◆ Directions for this task ◆
Extract each line of the data below exactly as written.

◆ Collected data ◆
--- BEGIN ---

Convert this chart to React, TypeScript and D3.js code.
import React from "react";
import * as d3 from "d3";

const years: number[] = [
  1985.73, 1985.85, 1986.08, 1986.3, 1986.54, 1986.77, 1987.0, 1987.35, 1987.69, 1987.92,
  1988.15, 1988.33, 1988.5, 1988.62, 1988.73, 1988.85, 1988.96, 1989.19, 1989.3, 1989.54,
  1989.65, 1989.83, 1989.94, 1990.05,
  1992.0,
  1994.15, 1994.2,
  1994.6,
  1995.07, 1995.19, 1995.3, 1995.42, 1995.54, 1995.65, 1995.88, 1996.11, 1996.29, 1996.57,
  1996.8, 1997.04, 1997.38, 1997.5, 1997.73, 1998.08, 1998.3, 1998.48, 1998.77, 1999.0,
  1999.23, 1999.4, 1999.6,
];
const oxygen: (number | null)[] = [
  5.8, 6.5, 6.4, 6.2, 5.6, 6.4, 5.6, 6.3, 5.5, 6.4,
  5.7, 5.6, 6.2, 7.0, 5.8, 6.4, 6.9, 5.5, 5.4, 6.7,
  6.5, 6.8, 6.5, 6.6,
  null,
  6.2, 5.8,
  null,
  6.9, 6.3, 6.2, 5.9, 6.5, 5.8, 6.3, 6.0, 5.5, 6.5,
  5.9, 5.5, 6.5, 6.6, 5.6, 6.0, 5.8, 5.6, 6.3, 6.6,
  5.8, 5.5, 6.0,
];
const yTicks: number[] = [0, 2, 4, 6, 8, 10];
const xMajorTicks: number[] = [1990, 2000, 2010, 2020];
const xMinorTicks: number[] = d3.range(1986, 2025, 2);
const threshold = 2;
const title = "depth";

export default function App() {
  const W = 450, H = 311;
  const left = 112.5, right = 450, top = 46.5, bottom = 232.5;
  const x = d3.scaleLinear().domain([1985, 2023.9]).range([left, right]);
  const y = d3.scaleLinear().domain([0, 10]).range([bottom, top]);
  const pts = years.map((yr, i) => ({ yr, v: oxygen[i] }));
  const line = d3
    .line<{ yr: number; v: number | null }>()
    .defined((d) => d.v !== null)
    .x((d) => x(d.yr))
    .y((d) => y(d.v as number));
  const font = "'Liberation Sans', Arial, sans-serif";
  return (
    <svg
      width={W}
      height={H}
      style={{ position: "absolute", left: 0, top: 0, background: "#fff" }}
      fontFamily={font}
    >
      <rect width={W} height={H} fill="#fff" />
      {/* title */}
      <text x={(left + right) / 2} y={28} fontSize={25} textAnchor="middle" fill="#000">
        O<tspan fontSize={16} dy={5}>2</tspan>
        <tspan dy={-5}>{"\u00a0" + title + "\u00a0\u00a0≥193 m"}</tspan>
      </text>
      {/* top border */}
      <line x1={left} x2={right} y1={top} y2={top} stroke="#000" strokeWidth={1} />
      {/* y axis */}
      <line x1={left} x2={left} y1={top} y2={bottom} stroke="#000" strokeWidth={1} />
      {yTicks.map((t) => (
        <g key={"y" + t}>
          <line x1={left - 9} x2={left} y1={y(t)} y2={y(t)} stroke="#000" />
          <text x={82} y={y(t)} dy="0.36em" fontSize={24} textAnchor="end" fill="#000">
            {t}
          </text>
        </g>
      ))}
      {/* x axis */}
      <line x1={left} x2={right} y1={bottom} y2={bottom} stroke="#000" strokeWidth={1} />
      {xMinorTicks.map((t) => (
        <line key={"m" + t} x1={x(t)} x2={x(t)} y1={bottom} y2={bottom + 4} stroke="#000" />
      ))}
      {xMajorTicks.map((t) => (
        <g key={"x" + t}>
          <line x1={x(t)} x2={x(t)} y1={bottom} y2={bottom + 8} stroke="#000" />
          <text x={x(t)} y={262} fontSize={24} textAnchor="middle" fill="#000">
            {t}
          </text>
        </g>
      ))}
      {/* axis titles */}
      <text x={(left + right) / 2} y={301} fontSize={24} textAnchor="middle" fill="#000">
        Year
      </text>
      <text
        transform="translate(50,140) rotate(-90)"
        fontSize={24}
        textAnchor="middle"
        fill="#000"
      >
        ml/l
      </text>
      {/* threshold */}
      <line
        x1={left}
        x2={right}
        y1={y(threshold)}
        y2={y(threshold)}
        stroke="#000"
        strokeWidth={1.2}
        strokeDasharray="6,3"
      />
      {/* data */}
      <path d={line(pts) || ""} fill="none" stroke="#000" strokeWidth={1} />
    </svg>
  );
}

--- END ---

◆ Answer below ◆
Convert this chart to React, TypeScript and D3.js code.
import React from "react";
import * as d3 from "d3";

const years: number[] = [
  1985.73, 1985.85, 1986.08, 1986.3, 1986.54, 1986.77, 1987.0, 1987.35, 1987.69, 1987.92,
  1988.15, 1988.33, 1988.5, 1988.62, 1988.73, 1988.85, 1988.96, 1989.19, 1989.3, 1989.54,
  1989.65, 1989.83, 1989.94, 1990.05,
  1992.0,
  1994.15, 1994.2,
  1994.6,
  1995.07, 1995.19, 1995.3, 1995.42, 1995.54, 1995.65, 1995.88, 1996.11, 1996.29, 1996.57,
  1996.8, 1997.04, 1997.38, 1997.5, 1997.73, 1998.08, 1998.3, 1998.48, 1998.77, 1999.0,
  1999.23, 1999.4, 1999.6,
];
const oxygen: (number | null)[] = [
  5.8, 6.5, 6.4, 6.2, 5.6, 6.4, 5.6, 6.3, 5.5, 6.4,
  5.7, 5.6, 6.2, 7.0, 5.8, 6.4, 6.9, 5.5, 5.4, 6.7,
  6.5, 6.8, 6.5, 6.6,
  null,
  6.2, 5.8,
  null,
  6.9, 6.3, 6.2, 5.9, 6.5, 5.8, 6.3, 6.0, 5.5, 6.5,
  5.9, 5.5, 6.5, 6.6, 5.6, 6.0, 5.8, 5.6, 6.3, 6.6,
  5.8, 5.5, 6.0,
];
const yTicks: number[] = [0, 2, 4, 6, 8, 10];
const xMajorTicks: number[] = [1990, 2000, 2010, 2020];
const xMinorTicks: number[] = d3.range(1986, 2025, 2);
const threshold = 2;
const title = "depth";

export default function App() {
  const W = 450, H = 311;
  const left = 112.5, right = 450, top = 46.5, bottom = 232.5;
  const x = d3.scaleLinear().domain([1985, 2023.9]).range([left, right]);
  const y = d3.scaleLinear().domain([0, 10]).range([bottom, top]);
  const pts = years.map((yr, i) => ({ yr, v: oxygen[i] }));
  const line = d3
    .line<{ yr: number; v: number | null }>()
    .defined((d) => d.v !== null)
    .x((d) => x(d.yr))
    .y((d) => y(d.v as number));
  const font = "'Liberation Sans', Arial, sans-serif";
  return (
    <svg
      width={W}
      height={H}
      style={{ position: "absolute", left: 0, top: 0, background: "#fff" }}
      fontFamily={font}
    >
      <rect width={W} height={H} fill="#fff" />
      {/* title */}
      <text x={(left + right) / 2} y={28} fontSize={25} textAnchor="middle" fill="#000">
        O<tspan fontSize={16} dy={5}>2</tspan>
        <tspan dy={-5}>{"\u00a0" + title + "\u00a0\u00a0≥193 m"}</tspan>
      </text>
      {/* top border */}
      <line x1={left} x2={right} y1={top} y2={top} stroke="#000" strokeWidth={1} />
      {/* y axis */}
      <line x1={left} x2={left} y1={top} y2={bottom} stroke="#000" strokeWidth={1} />
      {yTicks.map((t) => (
        <g key={"y" + t}>
          <line x1={left - 9} x2={left} y1={y(t)} y2={y(t)} stroke="#000" />
          <text x={82} y={y(t)} dy="0.36em" fontSize={24} textAnchor="end" fill="#000">
            {t}
          </text>
        </g>
      ))}
      {/* x axis */}
      <line x1={left} x2={right} y1={bottom} y2={bottom} stroke="#000" strokeWidth={1} />
      {xMinorTicks.map((t) => (
        <line key={"m" + t} x1={x(t)} x2={x(t)} y1={bottom} y2={bottom + 4} stroke="#000" />
      ))}
      {xMajorTicks.map((t) => (
        <g key={"x" + t}>
          <line x1={x(t)} x2={x(t)} y1={bottom} y2={bottom + 8} stroke="#000" />
          <text x={x(t)} y={262} fontSize={24} textAnchor="middle" fill="#000">
            {t}
          </text>
        </g>
      ))}
      {/* axis titles */}
      <text x={(left + right) / 2} y={301} fontSize={24} textAnchor="middle" fill="#000">
        Year
      </text>
      <text
        transform="translate(50,140) rotate(-90)"
        fontSize={24}
        textAnchor="middle"
        fill="#000"
      >
        ml/l
      </text>
      {/* threshold */}
      <line
        x1={left}
        x2={right}
        y1={y(threshold)}
        y2={y(threshold)}
        stroke="#000"
        strokeWidth={1.2}
        strokeDasharray="6,3"
      />
      {/* data */}
      <path d={line(pts) || ""} fill="none" stroke="#000" strokeWidth={1} />
    </svg>
  );
}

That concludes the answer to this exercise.